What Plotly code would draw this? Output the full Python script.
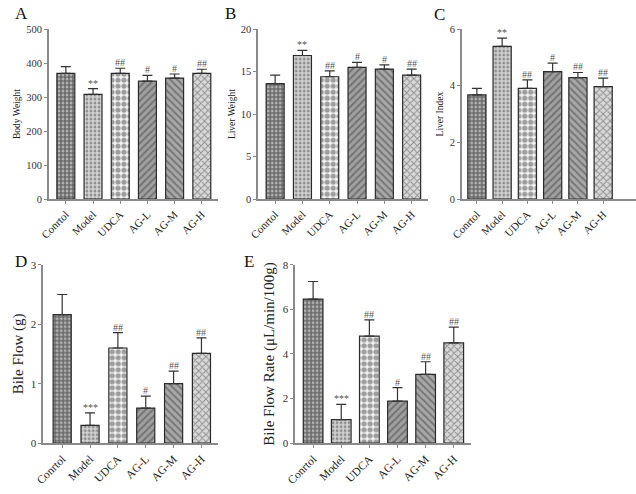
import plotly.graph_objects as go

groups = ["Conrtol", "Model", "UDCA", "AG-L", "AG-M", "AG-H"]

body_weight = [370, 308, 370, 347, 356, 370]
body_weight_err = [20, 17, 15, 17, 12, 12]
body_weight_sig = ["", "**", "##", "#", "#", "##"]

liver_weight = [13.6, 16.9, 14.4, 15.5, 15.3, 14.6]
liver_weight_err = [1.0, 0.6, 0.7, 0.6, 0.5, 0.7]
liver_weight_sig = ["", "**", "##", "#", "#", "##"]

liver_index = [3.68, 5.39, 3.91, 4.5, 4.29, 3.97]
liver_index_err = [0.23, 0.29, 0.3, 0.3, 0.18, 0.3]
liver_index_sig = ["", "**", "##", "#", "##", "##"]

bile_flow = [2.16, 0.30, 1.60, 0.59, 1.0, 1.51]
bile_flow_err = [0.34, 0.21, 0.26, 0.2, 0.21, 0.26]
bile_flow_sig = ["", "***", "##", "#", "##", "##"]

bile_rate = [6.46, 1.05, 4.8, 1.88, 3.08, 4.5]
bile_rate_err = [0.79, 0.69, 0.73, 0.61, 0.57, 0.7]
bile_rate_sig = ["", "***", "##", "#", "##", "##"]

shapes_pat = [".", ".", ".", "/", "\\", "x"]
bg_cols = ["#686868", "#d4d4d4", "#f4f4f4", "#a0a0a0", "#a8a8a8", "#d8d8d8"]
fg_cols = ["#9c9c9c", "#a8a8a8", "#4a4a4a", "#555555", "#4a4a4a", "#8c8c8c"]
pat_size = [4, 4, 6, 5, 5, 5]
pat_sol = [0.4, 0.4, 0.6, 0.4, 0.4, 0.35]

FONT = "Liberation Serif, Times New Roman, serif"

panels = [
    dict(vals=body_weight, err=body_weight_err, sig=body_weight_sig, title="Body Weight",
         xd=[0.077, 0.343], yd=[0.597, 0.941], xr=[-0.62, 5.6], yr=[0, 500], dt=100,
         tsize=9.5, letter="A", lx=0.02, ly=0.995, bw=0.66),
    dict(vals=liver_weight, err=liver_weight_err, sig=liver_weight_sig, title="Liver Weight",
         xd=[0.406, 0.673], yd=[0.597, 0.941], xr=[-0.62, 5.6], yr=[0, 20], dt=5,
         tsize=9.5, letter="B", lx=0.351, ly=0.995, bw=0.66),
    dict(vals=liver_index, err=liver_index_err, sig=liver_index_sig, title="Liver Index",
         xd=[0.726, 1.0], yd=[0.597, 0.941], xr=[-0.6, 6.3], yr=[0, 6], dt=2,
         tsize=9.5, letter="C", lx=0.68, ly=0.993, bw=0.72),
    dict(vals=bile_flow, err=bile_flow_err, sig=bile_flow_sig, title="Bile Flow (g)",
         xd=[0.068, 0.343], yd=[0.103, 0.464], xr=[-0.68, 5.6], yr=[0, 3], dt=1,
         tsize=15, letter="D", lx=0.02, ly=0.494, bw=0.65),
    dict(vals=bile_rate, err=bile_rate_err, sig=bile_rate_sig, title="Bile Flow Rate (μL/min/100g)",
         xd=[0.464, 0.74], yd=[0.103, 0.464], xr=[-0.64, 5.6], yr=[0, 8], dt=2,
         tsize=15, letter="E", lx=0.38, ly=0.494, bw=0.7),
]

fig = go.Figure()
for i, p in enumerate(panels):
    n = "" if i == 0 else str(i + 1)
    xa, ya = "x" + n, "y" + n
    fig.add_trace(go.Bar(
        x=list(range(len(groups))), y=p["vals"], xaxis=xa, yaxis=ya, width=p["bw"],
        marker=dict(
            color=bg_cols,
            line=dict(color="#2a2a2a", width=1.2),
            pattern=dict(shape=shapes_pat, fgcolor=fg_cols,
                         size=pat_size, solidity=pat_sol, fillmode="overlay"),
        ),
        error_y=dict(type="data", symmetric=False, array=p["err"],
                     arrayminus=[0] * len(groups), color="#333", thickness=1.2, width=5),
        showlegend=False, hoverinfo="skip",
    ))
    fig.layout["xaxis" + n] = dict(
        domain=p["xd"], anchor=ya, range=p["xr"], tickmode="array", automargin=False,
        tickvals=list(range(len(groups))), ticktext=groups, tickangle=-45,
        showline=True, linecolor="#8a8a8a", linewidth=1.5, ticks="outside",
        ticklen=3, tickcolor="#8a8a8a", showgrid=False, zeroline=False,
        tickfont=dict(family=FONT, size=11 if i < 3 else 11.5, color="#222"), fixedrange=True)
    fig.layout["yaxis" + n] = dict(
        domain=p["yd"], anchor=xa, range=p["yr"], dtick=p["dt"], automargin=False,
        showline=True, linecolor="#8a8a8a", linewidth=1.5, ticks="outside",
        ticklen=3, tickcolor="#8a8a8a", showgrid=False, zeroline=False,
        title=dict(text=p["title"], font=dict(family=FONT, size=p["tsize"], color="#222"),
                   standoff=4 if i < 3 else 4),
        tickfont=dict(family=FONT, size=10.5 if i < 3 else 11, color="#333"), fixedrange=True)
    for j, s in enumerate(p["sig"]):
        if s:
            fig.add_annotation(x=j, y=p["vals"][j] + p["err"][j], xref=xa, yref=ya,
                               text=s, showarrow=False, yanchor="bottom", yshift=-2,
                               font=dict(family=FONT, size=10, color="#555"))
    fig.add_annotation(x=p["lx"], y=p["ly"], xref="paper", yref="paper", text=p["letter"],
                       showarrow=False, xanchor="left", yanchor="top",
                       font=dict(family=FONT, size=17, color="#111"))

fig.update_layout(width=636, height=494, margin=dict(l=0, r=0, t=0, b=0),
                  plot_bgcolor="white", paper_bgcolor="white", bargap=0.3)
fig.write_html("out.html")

= = = = =

Write out the listing above again, exactly, but with no pictures in the copy.

**Solution to this exercise:**
What Plotly code would draw this? Output the full Python script.
import plotly.graph_objects as go

groups = ["Conrtol", "Model", "UDCA", "AG-L", "AG-M", "AG-H"]

body_weight = [370, 308, 370, 347, 356, 370]
body_weight_err = [20, 17, 15, 17, 12, 12]
body_weight_sig = ["", "**", "##", "#", "#", "##"]

liver_weight = [13.6, 16.9, 14.4, 15.5, 15.3, 14.6]
liver_weight_err = [1.0, 0.6, 0.7, 0.6, 0.5, 0.7]
liver_weight_sig = ["", "**", "##", "#", "#", "##"]

liver_index = [3.68, 5.39, 3.91, 4.5, 4.29, 3.97]
liver_index_err = [0.23, 0.29, 0.3, 0.3, 0.18, 0.3]
liver_index_sig = ["", "**", "##", "#", "##", "##"]

bile_flow = [2.16, 0.30, 1.60, 0.59, 1.0, 1.51]
bile_flow_err = [0.34, 0.21, 0.26, 0.2, 0.21, 0.26]
bile_flow_sig = ["", "***", "##", "#", "##", "##"]

bile_rate = [6.46, 1.05, 4.8, 1.88, 3.08, 4.5]
bile_rate_err = [0.79, 0.69, 0.73, 0.61, 0.57, 0.7]
bile_rate_sig = ["", "***", "##", "#", "##", "##"]

shapes_pat = [".", ".", ".", "/", "\\", "x"]
bg_cols = ["#686868", "#d4d4d4", "#f4f4f4", "#a0a0a0", "#a8a8a8", "#d8d8d8"]
fg_cols = ["#9c9c9c", "#a8a8a8", "#4a4a4a", "#555555", "#4a4a4a", "#8c8c8c"]
pat_size = [4, 4, 6, 5, 5, 5]
pat_sol = [0.4, 0.4, 0.6, 0.4, 0.4, 0.35]

FONT = "Liberation Serif, Times New Roman, serif"

panels = [
    dict(vals=body_weight, err=body_weight_err, sig=body_weight_sig, title="Body Weight",
         xd=[0.077, 0.343], yd=[0.597, 0.941], xr=[-0.62, 5.6], yr=[0, 500], dt=100,
         tsize=9.5, letter="A", lx=0.02, ly=0.995, bw=0.66),
    dict(vals=liver_weight, err=liver_weight_err, sig=liver_weight_sig, title="Liver Weight",
         xd=[0.406, 0.673], yd=[0.597, 0.941], xr=[-0.62, 5.6], yr=[0, 20], dt=5,
         tsize=9.5, letter="B", lx=0.351, ly=0.995, bw=0.66),
    dict(vals=liver_index, err=liver_index_err, sig=liver_index_sig, title="Liver Index",
         xd=[0.726, 1.0], yd=[0.597, 0.941], xr=[-0.6, 6.3], yr=[0, 6], dt=2,
         tsize=9.5, letter="C", lx=0.68, ly=0.993, bw=0.72),
    dict(vals=bile_flow, err=bile_flow_err, sig=bile_flow_sig, title="Bile Flow (g)",
         xd=[0.068, 0.343], yd=[0.103, 0.464], xr=[-0.68, 5.6], yr=[0, 3], dt=1,
         tsize=15, letter="D", lx=0.02, ly=0.494, bw=0.65),
    dict(vals=bile_rate, err=bile_rate_err, sig=bile_rate_sig, title="Bile Flow Rate (μL/min/100g)",
         xd=[0.464, 0.74], yd=[0.103, 0.464], xr=[-0.64, 5.6], yr=[0, 8], dt=2,
         tsize=15, letter="E", lx=0.38, ly=0.494, bw=0.7),
]

fig = go.Figure()
for i, p in enumerate(panels):
    n = "" if i == 0 else str(i + 1)
    xa, ya = "x" + n, "y" + n
    fig.add_trace(go.Bar(
        x=list(range(len(groups))), y=p["vals"], xaxis=xa, yaxis=ya, width=p["bw"],
        marker=dict(
            color=bg_cols,
            line=dict(color="#2a2a2a", width=1.2),
            pattern=dict(shape=shapes_pat, fgcolor=fg_cols,
                         size=pat_size, solidity=pat_sol, fillmode="overlay"),
        ),
        error_y=dict(type="data", symmetric=False, array=p["err"],
                     arrayminus=[0] * len(groups), color="#333", thickness=1.2, width=5),
        showlegend=False, hoverinfo="skip",
    ))
    fig.layout["xaxis" + n] = dict(
        domain=p["xd"], anchor=ya, range=p["xr"], tickmode="array", automargin=False,
        tickvals=list(range(len(groups))), ticktext=groups, tickangle=-45,
        showline=True, linecolor="#8a8a8a", linewidth=1.5, ticks="outside",
        ticklen=3, tickcolor="#8a8a8a", showgrid=False, zeroline=False,
        tickfont=dict(family=FONT, size=11 if i < 3 else 11.5, color="#222"), fixedrange=True)
    fig.layout["yaxis" + n] = dict(
        domain=p["yd"], anchor=xa, range=p["yr"], dtick=p["dt"], automargin=False,
        showline=True, linecolor="#8a8a8a", linewidth=1.5, ticks="outside",
        ticklen=3, tickcolor="#8a8a8a", showgrid=False, zeroline=False,
        title=dict(text=p["title"], font=dict(family=FONT, size=p["tsize"], color="#222"),
                   standoff=4 if i < 3 else 4),
        tickfont=dict(family=FONT, size=10.5 if i < 3 else 11, color="#333"), fixedrange=True)
    for j, s in enumerate(p["sig"]):
        if s:
            fig.add_annotation(x=j, y=p["vals"][j] + p["err"][j], xref=xa, yref=ya,
                               text=s, showarrow=False, yanchor="bottom", yshift=-2,
                               font=dict(family=FONT, size=10, color="#555"))
    fig.add_annotation(x=p["lx"], y=p["ly"], xref="paper", yref="paper", text=p["letter"],
                       showarrow=False, xanchor="left", yanchor="top",
                       font=dict(family=FONT, size=17, color="#111"))

fig.update_layout(width=636, height=494, margin=dict(l=0, r=0, t=0, b=0),
                  plot_bgcolor="white", paper_bgcolor="white", bargap=0.3)
fig.write_html("out.html")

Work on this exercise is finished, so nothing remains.